Objective:
Skip the pictures and repeat each line of the data exactly.

··· Dataset extract ···

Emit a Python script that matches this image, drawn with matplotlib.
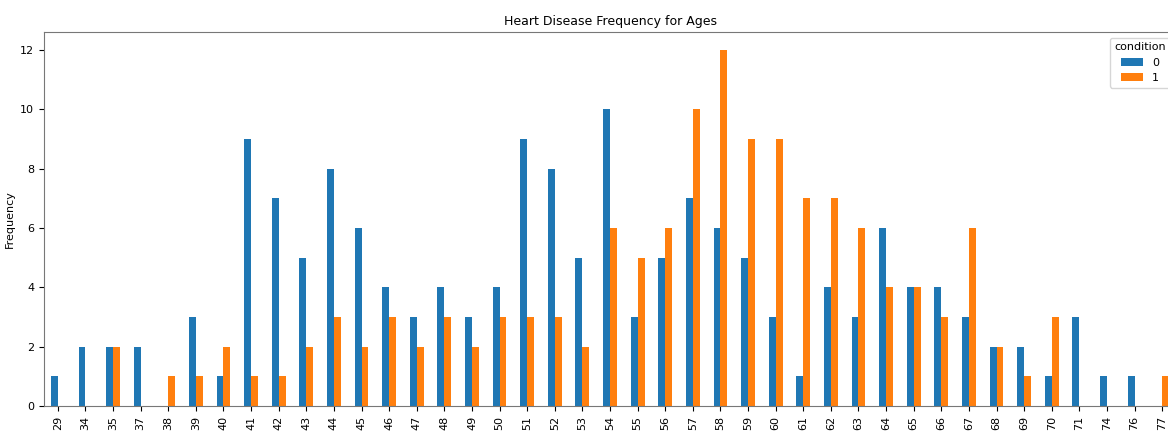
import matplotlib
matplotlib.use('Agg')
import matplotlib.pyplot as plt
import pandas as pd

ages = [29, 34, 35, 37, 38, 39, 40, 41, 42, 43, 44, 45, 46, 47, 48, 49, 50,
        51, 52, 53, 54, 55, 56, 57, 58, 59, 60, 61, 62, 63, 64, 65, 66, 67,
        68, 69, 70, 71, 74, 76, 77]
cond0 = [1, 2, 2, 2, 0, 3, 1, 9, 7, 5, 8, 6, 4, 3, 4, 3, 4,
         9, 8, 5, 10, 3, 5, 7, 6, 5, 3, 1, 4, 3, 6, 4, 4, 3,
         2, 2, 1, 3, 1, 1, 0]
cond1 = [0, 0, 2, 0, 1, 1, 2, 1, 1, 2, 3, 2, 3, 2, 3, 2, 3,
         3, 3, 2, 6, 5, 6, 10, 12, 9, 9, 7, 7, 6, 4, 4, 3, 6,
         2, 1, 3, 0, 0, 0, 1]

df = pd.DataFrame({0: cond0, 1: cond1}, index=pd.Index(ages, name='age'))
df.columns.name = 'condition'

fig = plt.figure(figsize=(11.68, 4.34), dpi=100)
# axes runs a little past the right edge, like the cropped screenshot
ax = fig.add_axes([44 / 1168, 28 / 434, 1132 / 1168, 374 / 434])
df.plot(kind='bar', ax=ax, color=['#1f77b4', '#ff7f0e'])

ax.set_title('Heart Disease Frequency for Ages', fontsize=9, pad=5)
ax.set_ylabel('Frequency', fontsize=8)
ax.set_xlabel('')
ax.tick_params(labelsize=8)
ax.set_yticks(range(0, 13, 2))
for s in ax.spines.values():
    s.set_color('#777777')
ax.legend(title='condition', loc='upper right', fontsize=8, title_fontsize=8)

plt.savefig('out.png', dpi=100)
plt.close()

···

Task output:
Emit a Python script that matches this image, drawn with matplotlib.
import matplotlib
matplotlib.use('Agg')
import matplotlib.pyplot as plt
import pandas as pd

ages = [29, 34, 35, 37, 38, 39, 40, 41, 42, 43, 44, 45, 46, 47, 48, 49, 50,
        51, 52, 53, 54, 55, 56, 57, 58, 59, 60, 61, 62, 63, 64, 65, 66, 67,
        68, 69, 70, 71, 74, 76, 77]
cond0 = [1, 2, 2, 2, 0, 3, 1, 9, 7, 5, 8, 6, 4, 3, 4, 3, 4,
         9, 8, 5, 10, 3, 5, 7, 6, 5, 3, 1, 4, 3, 6, 4, 4, 3,
         2, 2, 1, 3, 1, 1, 0]
cond1 = [0, 0, 2, 0, 1, 1, 2, 1, 1, 2, 3, 2, 3, 2, 3, 2, 3,
         3, 3, 2, 6, 5, 6, 10, 12, 9, 9, 7, 7, 6, 4, 4, 3, 6,
         2, 1, 3, 0, 0, 0, 1]

df = pd.DataFrame({0: cond0, 1: cond1}, index=pd.Index(ages, name='age'))
df.columns.name = 'condition'

fig = plt.figure(figsize=(11.68, 4.34), dpi=100)
# axes runs a little past the right edge, like the cropped screenshot
ax = fig.add_axes([44 / 1168, 28 / 434, 1132 / 1168, 374 / 434])
df.plot(kind='bar', ax=ax, color=['#1f77b4', '#ff7f0e'])

ax.set_title('Heart Disease Frequency for Ages', fontsize=9, pad=5)
ax.set_ylabel('Frequency', fontsize=8)
ax.set_xlabel('')
ax.tick_params(labelsize=8)
ax.set_yticks(range(0, 13, 2))
for s in ax.spines.values():
    s.set_color('#777777')
ax.legend(title='condition', loc='upper right', fontsize=8, title_fontsize=8)

plt.savefig('out.png', dpi=100)
plt.close()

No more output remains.